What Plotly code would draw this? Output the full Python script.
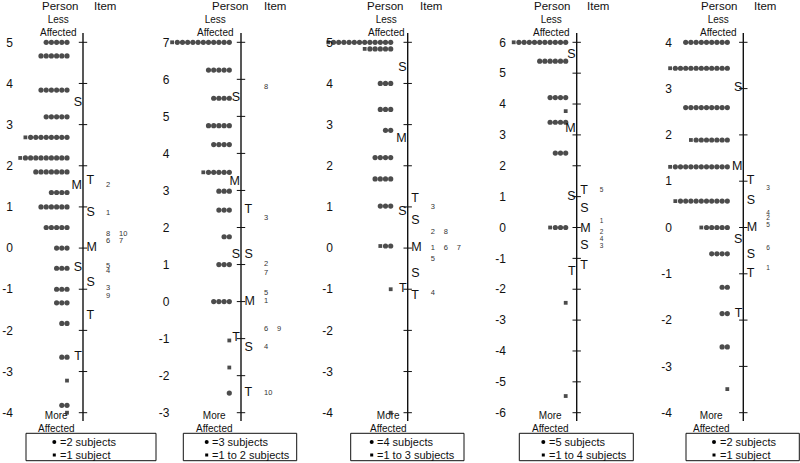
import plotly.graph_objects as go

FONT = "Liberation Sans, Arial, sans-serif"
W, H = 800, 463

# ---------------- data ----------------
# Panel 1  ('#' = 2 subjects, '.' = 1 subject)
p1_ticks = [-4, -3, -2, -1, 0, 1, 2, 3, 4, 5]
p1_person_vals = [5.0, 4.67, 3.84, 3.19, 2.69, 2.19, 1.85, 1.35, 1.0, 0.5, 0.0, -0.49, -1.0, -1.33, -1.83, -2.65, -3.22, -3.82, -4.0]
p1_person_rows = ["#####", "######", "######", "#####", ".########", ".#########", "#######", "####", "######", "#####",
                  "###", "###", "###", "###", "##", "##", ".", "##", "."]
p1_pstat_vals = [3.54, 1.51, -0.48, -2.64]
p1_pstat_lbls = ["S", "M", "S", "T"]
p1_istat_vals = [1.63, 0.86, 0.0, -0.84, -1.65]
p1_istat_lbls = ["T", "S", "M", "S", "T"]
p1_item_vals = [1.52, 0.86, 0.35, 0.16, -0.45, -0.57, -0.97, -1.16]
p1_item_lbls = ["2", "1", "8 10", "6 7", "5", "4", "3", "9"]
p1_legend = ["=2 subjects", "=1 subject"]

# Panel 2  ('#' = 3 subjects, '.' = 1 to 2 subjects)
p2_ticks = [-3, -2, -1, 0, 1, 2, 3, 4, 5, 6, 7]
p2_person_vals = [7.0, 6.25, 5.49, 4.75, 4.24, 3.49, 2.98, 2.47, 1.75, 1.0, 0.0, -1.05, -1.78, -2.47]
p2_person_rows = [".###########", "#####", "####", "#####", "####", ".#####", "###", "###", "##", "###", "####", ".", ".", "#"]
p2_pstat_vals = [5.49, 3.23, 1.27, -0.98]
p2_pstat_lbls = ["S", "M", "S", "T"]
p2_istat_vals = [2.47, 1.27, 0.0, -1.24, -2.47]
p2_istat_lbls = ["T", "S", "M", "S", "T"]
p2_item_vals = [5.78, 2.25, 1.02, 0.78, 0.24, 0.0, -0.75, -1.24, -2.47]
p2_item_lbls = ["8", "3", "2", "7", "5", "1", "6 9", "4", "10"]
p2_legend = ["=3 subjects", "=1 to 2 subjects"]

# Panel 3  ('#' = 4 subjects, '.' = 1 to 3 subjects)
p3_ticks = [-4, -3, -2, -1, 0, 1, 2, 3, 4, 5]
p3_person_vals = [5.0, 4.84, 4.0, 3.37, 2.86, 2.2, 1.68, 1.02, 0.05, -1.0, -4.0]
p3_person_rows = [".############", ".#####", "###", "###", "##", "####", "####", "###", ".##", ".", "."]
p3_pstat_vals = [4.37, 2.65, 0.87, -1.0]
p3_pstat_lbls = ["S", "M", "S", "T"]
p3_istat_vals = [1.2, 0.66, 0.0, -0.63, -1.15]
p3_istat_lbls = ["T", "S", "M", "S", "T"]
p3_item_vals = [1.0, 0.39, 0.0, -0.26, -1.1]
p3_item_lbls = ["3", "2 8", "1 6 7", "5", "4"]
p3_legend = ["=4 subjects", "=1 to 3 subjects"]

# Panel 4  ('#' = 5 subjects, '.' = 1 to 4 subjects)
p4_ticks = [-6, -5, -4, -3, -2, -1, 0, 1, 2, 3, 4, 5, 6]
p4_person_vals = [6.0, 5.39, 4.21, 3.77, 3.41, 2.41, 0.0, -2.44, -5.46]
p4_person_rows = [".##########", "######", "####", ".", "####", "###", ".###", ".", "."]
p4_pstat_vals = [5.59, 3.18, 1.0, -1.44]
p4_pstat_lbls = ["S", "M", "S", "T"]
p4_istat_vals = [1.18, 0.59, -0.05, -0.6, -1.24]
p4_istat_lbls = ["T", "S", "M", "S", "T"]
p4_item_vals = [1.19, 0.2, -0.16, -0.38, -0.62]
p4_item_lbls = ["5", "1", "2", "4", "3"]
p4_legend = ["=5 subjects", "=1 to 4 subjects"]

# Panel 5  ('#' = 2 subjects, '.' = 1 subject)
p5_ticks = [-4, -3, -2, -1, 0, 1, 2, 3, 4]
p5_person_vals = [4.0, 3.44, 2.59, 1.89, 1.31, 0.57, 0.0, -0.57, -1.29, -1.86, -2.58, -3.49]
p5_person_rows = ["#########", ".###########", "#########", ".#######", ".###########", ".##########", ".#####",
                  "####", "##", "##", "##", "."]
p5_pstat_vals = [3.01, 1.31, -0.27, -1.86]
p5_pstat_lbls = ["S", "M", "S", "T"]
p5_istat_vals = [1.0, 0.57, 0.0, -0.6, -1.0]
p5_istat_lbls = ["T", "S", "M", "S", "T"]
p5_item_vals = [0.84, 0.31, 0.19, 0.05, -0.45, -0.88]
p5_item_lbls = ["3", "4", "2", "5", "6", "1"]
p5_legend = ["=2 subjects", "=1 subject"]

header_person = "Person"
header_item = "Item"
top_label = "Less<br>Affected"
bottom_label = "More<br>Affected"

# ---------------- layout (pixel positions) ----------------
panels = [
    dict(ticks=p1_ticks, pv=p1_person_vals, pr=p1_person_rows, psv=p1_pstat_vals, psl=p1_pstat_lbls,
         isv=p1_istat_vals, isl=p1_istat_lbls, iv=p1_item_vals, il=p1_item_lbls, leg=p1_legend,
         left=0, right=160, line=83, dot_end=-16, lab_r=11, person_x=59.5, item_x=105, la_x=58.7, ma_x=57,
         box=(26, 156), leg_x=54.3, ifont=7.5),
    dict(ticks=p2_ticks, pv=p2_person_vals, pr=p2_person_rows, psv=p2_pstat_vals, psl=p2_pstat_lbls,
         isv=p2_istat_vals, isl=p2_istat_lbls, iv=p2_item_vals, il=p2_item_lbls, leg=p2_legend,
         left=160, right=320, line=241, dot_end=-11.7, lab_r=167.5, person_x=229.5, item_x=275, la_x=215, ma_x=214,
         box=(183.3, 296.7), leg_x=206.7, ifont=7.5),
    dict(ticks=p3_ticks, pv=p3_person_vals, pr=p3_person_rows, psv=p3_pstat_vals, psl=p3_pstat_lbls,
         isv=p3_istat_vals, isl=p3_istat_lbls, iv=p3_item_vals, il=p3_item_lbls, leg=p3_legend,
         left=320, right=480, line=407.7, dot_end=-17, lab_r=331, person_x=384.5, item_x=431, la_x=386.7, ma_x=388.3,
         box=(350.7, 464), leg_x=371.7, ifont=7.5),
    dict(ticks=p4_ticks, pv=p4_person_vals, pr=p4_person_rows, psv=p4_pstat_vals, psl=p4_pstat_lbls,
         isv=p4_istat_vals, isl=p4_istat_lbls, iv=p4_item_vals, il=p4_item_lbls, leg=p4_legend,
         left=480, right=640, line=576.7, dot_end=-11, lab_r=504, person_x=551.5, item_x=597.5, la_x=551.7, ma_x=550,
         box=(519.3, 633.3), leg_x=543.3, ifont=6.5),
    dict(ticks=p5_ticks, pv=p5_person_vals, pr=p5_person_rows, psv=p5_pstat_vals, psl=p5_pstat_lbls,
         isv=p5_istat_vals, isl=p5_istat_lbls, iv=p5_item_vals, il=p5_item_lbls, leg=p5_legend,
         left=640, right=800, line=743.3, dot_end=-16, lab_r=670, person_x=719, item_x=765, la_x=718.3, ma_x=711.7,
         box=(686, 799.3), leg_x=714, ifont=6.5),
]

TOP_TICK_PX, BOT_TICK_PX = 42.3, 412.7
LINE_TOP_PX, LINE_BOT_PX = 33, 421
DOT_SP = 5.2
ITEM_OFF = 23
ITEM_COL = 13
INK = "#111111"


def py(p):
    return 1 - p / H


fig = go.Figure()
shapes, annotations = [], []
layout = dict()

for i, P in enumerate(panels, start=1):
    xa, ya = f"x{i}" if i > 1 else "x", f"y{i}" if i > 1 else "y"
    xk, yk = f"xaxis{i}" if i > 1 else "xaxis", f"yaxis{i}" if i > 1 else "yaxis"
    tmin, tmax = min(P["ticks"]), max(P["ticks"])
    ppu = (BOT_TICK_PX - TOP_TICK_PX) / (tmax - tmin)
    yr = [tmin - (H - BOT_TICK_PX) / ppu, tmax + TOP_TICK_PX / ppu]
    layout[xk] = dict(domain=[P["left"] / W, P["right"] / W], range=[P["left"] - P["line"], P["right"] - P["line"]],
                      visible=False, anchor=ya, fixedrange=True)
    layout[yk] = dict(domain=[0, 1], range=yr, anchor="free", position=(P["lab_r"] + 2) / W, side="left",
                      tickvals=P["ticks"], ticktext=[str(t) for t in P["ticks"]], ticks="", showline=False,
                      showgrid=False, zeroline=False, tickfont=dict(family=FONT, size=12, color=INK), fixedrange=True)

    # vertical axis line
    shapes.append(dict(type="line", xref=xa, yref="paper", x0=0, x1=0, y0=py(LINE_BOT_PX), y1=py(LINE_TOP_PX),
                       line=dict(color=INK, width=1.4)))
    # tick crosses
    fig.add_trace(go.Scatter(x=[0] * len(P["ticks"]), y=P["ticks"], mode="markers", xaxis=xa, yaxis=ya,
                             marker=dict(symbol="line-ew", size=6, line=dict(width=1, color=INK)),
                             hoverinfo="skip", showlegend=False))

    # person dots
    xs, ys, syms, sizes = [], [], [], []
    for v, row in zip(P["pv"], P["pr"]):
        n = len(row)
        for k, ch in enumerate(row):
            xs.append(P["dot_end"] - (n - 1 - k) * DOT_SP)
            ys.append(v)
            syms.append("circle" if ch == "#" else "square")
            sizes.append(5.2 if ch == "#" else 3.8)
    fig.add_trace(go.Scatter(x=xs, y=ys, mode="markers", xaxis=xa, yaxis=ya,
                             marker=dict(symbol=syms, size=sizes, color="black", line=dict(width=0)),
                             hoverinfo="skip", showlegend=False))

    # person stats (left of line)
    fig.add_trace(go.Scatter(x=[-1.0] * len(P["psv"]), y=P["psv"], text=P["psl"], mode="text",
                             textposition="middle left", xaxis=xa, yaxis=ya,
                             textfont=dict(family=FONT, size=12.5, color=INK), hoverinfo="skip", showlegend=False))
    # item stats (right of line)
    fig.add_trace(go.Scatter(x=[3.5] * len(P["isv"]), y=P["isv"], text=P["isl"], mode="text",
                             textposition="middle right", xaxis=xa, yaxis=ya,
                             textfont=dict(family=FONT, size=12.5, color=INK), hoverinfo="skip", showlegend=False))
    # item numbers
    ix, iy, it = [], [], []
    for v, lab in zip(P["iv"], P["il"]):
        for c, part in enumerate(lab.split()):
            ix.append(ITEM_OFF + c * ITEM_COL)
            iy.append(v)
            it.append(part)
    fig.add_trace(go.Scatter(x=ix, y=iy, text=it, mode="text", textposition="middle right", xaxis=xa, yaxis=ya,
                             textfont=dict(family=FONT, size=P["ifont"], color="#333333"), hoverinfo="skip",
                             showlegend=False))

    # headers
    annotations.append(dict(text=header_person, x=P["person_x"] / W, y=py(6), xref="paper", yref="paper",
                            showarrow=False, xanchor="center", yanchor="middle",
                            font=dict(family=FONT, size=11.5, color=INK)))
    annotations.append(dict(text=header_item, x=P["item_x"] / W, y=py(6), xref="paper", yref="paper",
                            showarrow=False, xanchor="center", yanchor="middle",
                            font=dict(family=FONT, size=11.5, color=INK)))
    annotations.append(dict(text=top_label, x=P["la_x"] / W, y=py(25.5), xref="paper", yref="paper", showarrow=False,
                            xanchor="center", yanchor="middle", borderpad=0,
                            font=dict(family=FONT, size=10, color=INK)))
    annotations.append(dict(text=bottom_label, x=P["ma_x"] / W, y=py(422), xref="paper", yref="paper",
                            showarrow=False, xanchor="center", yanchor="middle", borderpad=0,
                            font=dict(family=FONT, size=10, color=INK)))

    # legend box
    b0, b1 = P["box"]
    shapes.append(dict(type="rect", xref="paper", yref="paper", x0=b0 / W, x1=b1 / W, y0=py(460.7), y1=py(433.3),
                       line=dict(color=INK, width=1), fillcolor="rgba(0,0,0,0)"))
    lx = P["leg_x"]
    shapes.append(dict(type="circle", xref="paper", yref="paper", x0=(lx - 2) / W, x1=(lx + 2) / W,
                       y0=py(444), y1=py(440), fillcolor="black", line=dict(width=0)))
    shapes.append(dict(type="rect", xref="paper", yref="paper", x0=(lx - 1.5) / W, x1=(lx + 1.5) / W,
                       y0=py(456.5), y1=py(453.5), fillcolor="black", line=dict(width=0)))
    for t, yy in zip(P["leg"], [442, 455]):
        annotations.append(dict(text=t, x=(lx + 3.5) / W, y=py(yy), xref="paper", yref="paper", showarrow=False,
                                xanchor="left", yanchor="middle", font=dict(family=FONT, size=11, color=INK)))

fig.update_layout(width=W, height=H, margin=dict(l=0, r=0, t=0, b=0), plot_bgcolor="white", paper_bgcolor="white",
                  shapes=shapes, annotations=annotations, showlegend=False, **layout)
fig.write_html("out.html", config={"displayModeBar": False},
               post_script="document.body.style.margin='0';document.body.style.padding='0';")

■ ■ ■ ■ ■

**GOAL**
Starting at the top of the listing above, please restate word for word each line up to and including the one that holds "W, H = 800, 463", omitting every image.

**SOLUTION FOR THIS PROBLEM**
What Plotly code would draw this? Output the full Python script.
import plotly.graph_objects as go

FONT = "Liberation Sans, Arial, sans-serif"
W, H = 800, 463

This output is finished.